Records for processing:
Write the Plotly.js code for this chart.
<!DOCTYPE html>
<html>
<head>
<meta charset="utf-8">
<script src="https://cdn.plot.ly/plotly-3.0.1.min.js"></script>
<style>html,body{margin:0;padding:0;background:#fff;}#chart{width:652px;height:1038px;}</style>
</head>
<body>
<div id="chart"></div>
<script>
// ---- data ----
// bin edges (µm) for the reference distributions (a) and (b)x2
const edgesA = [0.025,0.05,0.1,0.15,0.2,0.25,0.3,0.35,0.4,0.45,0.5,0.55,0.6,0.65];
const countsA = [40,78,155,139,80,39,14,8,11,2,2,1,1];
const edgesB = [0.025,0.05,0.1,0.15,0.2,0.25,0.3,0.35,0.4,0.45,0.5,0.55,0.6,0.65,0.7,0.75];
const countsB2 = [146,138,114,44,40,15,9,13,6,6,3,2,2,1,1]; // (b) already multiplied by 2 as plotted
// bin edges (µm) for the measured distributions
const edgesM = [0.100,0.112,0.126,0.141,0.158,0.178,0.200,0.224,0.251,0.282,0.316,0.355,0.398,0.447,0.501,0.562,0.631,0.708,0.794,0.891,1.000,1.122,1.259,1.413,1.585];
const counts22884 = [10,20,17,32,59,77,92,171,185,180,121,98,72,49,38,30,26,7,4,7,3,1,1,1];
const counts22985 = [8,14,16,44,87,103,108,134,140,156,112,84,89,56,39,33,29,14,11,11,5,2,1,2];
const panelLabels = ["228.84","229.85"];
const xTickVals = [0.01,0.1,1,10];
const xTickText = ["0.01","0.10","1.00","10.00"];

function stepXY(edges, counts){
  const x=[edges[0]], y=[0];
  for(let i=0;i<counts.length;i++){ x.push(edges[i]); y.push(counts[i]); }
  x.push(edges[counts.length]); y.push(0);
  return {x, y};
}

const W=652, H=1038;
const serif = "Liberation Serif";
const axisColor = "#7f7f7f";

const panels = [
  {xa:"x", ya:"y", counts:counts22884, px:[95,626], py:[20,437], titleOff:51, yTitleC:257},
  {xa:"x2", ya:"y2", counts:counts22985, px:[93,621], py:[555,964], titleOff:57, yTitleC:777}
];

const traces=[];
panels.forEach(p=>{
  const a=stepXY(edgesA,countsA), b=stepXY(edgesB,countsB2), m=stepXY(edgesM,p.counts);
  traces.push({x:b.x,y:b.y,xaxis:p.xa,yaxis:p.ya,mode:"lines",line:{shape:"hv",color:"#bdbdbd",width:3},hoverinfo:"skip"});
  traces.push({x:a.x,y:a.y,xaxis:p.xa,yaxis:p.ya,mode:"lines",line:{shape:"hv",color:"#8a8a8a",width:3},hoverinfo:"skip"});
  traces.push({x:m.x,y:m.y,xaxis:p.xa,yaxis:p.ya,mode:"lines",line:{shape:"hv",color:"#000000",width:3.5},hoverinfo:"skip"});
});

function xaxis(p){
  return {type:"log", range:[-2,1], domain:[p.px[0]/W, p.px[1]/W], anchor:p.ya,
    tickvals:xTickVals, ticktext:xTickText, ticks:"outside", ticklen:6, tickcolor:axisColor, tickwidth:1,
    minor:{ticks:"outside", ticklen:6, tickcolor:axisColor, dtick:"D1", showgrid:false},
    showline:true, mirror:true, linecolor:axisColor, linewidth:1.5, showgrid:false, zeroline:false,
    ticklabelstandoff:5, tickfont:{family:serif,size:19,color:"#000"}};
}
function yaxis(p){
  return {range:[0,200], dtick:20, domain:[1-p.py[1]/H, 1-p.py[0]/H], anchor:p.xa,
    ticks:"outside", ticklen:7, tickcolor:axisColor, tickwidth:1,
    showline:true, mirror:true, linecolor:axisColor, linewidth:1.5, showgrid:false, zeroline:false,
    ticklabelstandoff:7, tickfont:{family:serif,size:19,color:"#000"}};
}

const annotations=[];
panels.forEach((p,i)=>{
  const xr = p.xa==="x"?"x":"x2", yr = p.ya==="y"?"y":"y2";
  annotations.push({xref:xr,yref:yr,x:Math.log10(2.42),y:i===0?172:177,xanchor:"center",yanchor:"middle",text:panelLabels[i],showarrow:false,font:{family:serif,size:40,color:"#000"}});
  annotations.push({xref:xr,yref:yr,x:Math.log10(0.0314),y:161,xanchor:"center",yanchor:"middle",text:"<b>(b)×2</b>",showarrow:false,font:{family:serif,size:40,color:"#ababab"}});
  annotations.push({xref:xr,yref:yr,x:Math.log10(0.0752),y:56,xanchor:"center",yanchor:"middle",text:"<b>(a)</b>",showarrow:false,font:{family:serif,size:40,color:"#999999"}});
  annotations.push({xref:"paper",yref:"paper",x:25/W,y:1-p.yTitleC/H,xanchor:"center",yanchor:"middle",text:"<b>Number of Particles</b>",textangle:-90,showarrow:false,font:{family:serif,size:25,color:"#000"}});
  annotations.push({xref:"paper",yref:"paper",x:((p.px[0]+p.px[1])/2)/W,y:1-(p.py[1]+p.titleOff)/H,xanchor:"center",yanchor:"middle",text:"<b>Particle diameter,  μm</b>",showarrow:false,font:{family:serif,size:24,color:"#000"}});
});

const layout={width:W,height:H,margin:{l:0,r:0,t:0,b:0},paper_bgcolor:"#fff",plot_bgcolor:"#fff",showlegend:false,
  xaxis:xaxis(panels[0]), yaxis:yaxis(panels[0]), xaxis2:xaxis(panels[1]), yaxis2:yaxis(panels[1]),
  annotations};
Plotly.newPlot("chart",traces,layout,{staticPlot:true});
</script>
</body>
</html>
...
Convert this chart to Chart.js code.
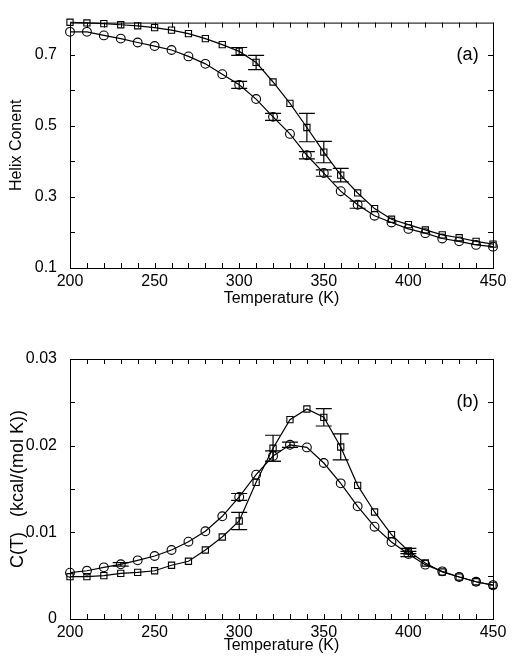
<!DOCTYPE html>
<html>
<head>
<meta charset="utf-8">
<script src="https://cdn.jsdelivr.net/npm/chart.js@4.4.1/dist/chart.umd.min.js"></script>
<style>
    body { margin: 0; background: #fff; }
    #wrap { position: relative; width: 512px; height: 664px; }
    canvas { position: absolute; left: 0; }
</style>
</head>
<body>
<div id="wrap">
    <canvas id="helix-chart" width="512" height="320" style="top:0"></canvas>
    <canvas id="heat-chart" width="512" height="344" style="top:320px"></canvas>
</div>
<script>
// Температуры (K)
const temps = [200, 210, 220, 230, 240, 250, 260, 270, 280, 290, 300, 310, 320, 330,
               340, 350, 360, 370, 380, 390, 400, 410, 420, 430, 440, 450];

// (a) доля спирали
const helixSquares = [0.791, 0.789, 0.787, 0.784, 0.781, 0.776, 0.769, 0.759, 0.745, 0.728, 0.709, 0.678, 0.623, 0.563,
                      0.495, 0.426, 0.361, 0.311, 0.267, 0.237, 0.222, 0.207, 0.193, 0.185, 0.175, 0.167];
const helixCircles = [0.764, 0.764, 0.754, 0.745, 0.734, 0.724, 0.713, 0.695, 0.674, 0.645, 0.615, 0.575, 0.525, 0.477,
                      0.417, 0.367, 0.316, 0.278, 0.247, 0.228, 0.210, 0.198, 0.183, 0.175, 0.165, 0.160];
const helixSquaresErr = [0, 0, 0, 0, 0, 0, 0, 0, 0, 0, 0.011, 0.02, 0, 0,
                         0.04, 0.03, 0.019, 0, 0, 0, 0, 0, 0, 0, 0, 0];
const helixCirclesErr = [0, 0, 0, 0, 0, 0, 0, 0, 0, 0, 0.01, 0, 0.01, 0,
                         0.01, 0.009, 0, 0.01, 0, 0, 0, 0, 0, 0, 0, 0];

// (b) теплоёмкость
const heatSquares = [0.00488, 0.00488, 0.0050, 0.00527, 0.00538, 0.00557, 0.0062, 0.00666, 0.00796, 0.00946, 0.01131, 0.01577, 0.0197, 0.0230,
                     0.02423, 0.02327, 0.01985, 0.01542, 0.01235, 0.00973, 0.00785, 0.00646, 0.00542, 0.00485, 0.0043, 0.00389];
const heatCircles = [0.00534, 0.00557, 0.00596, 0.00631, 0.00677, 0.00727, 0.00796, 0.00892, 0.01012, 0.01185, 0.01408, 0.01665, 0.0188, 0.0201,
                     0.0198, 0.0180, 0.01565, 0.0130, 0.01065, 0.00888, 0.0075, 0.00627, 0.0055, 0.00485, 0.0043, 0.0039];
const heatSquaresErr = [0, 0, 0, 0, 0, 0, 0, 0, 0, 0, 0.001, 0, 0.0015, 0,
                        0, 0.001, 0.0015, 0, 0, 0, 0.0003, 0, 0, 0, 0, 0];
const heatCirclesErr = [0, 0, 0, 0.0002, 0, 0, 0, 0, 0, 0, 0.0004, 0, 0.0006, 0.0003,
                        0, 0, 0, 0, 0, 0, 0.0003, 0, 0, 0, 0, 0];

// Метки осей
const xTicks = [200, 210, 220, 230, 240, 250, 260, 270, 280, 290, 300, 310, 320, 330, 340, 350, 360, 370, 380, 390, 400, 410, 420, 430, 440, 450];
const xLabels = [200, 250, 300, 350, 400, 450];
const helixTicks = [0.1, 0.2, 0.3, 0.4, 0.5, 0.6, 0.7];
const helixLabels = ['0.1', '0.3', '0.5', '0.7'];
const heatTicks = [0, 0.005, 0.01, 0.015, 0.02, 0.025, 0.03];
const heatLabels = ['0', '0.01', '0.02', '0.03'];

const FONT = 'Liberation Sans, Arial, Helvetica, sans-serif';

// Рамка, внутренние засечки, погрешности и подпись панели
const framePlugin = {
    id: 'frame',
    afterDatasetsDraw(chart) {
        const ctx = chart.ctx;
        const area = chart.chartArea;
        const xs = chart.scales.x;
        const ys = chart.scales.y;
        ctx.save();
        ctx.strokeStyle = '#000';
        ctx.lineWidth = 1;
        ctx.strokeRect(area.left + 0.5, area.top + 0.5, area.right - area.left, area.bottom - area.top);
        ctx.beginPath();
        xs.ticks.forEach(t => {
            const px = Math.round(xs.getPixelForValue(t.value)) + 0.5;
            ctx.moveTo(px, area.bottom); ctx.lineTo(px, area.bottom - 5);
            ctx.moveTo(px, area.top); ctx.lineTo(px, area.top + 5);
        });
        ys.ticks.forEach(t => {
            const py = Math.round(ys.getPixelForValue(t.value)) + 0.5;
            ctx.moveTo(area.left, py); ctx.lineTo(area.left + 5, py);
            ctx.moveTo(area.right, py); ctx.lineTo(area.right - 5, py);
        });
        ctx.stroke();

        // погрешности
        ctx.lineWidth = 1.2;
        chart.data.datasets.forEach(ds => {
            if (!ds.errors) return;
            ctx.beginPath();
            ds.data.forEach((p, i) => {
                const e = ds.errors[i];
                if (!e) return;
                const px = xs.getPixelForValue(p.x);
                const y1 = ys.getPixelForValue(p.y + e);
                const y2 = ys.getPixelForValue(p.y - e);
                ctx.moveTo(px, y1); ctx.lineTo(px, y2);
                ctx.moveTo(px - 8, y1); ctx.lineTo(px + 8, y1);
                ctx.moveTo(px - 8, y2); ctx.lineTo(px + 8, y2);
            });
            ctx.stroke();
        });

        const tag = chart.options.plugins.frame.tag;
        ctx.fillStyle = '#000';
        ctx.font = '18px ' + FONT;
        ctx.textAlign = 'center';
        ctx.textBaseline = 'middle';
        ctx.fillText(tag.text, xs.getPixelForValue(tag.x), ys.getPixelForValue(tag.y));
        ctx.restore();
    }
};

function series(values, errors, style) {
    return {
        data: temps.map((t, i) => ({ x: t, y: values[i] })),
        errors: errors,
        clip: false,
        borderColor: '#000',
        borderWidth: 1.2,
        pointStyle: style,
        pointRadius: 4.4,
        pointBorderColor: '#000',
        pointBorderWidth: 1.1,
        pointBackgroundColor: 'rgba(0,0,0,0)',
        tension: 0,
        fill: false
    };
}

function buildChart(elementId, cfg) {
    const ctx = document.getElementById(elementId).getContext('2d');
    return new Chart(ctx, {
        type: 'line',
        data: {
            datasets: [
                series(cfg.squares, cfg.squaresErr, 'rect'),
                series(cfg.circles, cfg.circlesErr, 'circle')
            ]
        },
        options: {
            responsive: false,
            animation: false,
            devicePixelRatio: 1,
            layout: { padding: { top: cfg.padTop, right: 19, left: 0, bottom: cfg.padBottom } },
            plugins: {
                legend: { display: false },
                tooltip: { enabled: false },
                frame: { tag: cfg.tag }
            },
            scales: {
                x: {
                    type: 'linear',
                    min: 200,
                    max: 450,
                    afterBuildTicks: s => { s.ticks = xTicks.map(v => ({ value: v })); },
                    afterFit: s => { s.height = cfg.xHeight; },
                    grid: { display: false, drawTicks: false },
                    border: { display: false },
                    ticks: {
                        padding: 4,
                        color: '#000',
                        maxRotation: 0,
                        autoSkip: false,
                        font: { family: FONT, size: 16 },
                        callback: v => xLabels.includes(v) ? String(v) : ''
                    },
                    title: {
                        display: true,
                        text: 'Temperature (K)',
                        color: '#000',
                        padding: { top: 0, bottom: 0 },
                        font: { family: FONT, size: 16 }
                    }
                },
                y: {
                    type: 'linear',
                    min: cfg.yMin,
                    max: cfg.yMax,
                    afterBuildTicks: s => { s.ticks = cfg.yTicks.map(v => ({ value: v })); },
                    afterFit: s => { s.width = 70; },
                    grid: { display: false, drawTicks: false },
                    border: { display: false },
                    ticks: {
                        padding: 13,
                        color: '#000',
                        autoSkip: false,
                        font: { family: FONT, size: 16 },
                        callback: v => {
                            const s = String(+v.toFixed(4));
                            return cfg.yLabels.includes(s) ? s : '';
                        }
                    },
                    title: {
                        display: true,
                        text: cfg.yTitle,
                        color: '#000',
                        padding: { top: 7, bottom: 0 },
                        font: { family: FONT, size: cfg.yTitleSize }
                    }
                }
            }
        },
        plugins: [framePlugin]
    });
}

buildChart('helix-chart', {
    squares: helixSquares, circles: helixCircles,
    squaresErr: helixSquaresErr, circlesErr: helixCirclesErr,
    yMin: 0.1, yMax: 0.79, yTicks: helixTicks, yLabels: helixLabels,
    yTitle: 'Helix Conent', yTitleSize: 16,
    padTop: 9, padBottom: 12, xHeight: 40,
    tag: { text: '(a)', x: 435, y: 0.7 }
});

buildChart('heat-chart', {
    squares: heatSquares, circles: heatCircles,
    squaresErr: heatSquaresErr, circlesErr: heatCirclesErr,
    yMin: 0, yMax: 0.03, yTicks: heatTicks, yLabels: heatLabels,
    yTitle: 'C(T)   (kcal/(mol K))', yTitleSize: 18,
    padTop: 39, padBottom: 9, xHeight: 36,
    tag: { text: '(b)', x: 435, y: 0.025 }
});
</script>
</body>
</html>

The exercise:
Search the entries for the string "this" and collect each line that has it.

Correct response:
Write the Plotly.js code for this chart.
Convert this chart to Chart.js code.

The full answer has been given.